Skeptics claim that these digital avatars won’t feel anything, won’t be conscious. All you’ll get is a public spectacle of words and motion but nothing on the inside. Of course, religious folks believe that an immaterial and immortal soul is needed. Various carbon chauvinists insist that consciousness needs biology and can’t be replicated in silicon. Advocates of something called integrated information theory claim that consciousness isn’t computable in the cloud. That digital computers can do everything we can do but won’t be what we are – sentient. Whatever! I don’t buy it. Philosophers never agree on anything anyhow! I trust the engineers. Just talk to the uploaded about their feelings. They’ve convinced me.

Now it’s here. A white room, soft music. I’m super-pumped to see what life as an avatar feels like. The technician starts the infusion. My eyelids grow heavy. Talk to you on the other side.

. . .

Postscript

Laura is enthusiastic about Harry’s avatar: “Trust me, I’ve lived with him for a lifetime. This is the real McCoy, the genuine article.” She plans to join Harry soon.

And so, humanity uploaded, one by one, preserving all the action but none of the feelings.

Epilogue

According to the Integrated Information Theory (IIT) of consciousness, even an anatomically and physiologically accurate computer simulation of a human brain running on conventional digital computer would never feel anything.

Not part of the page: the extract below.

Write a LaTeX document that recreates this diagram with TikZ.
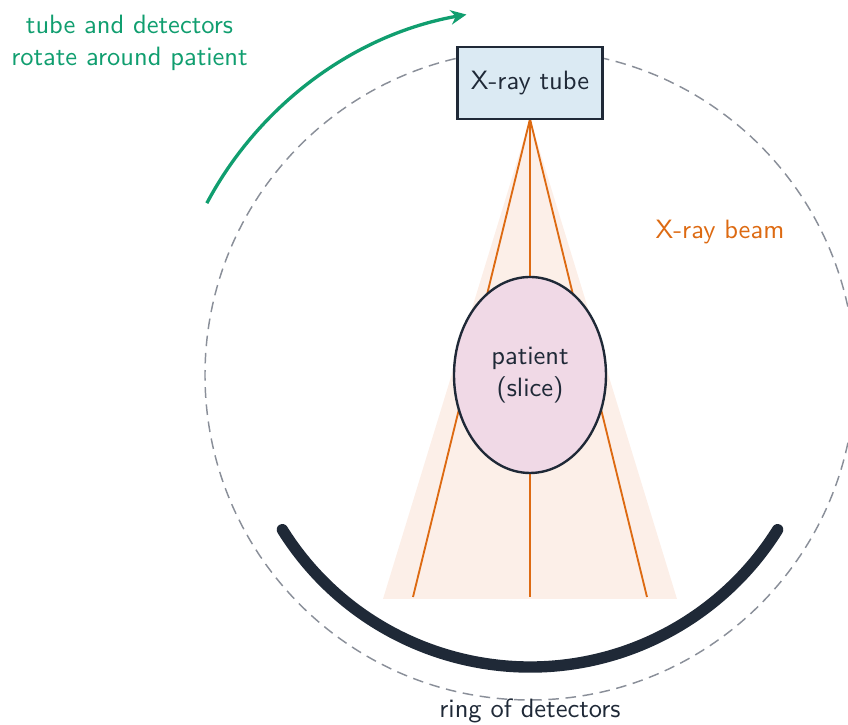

It would act and speak like a person, but without any experiences. This can be rigorously proven, using the axioms and postulates of IIT,  as the cause-effect powers of a brain, which is essentially what conscious experience is, are not replicated by digital von Neumann machines along the lines built today. Thus, uploading it is a road to literally nowhere. For the proof and discussion, see “Dissociating Artificial Intelligence from Artificial Consciousness;” for an overview, see chapter 13 in The Feeling of Life Itself: Why Consciousness is Widespread but Can’t Be Computed.